Disability Community Profiles: Chris
How do you identify/ how do you introduce yourself?
My name is Dr. Christopher Bryant, and I’m a queer man.
What are you passionate about?
Creativity! I’m a theatre-maker and author, but creativity exists in everything, not just ‘the arts’ - it’s in making a nice meal, in finding creative ways to support friends in need, or in the way you dress for any occasion.
How do you spend your time?
Reading, writing, sleeping. A lot of sleeping at the moment.
What does Pride mean to you?
To me, pride means being able to show up anywhere as your whole self. Being true to yourself.
What is your favourite thing about yourself?
I’m a caring person. Physical attributes are temporal, but I always want to care about the world, my place in it, and the people around me.
What do people find surprising about you/what’s a cool thing?
I honestly am not sure how to answer this! I don't know. There are many things about myself I find cool, but I don't know what/if anyone finds surprising - or cool, for that matter. Also, what I find interesting about myself someone else may not.
What’s something you’re proud of?
I finished my Ph.D. in theatre and performance, May of this year!
Where/How do you stay connected?
The Internet is a wonderful and magical thing, and it’s allowed me to stay connected to community pretty successfully - having break out groups, or being able to check in with friends.
Where do people start if they want to connect?
Talk to your friends, and then talk to people beyond your friends - there are a lot of LGBTIQA people with disabilities out of there, the best way is to meet and speak to us!
What is one thing people can do to support LGBTIQA+ people with disabilities?
Talk to us, connect with us, and consider us.
Can you give us an example of practising self-advocacy?
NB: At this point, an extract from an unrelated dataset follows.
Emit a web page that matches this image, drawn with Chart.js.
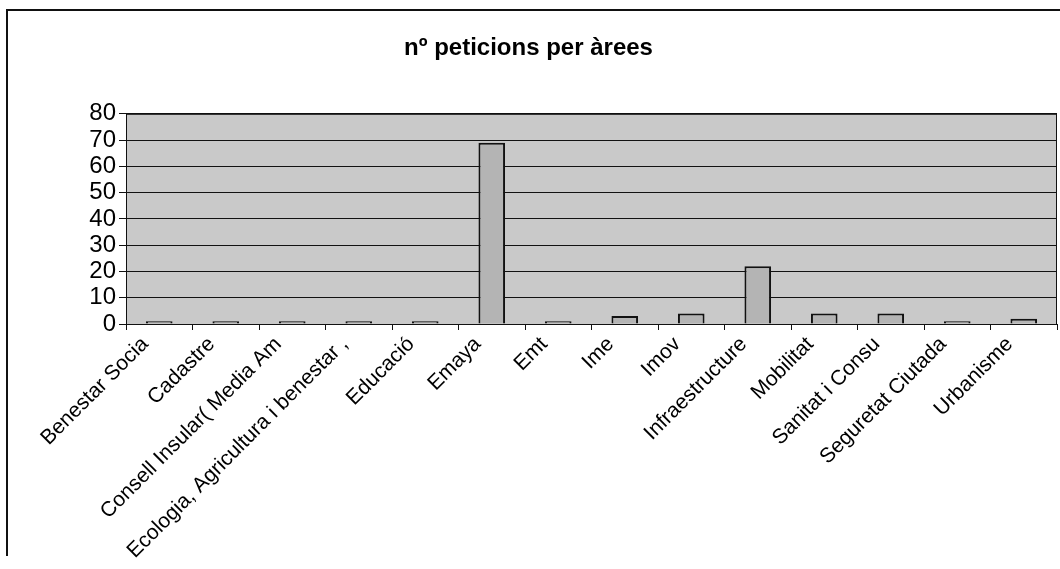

In Midsumma this year I wrote and performed a show at Theatre Works (New Balance - hey, remember being in theatres and going places?) that quite directly dealt with the process of acquiring a disability; what that meant for me and my life. I don’t know that I had then even fully come to terms with it, and so it felt like a huge hurdle to get on a stage and grapple with the reality of my ‘new’ life. Essentially, I was pretty scared of coming out of this secondary ‘disability’ closet. Of course, it was all more than fine in the end - I performed the piece - and by being able to exist as my whole self, I found my friendships had strengthened.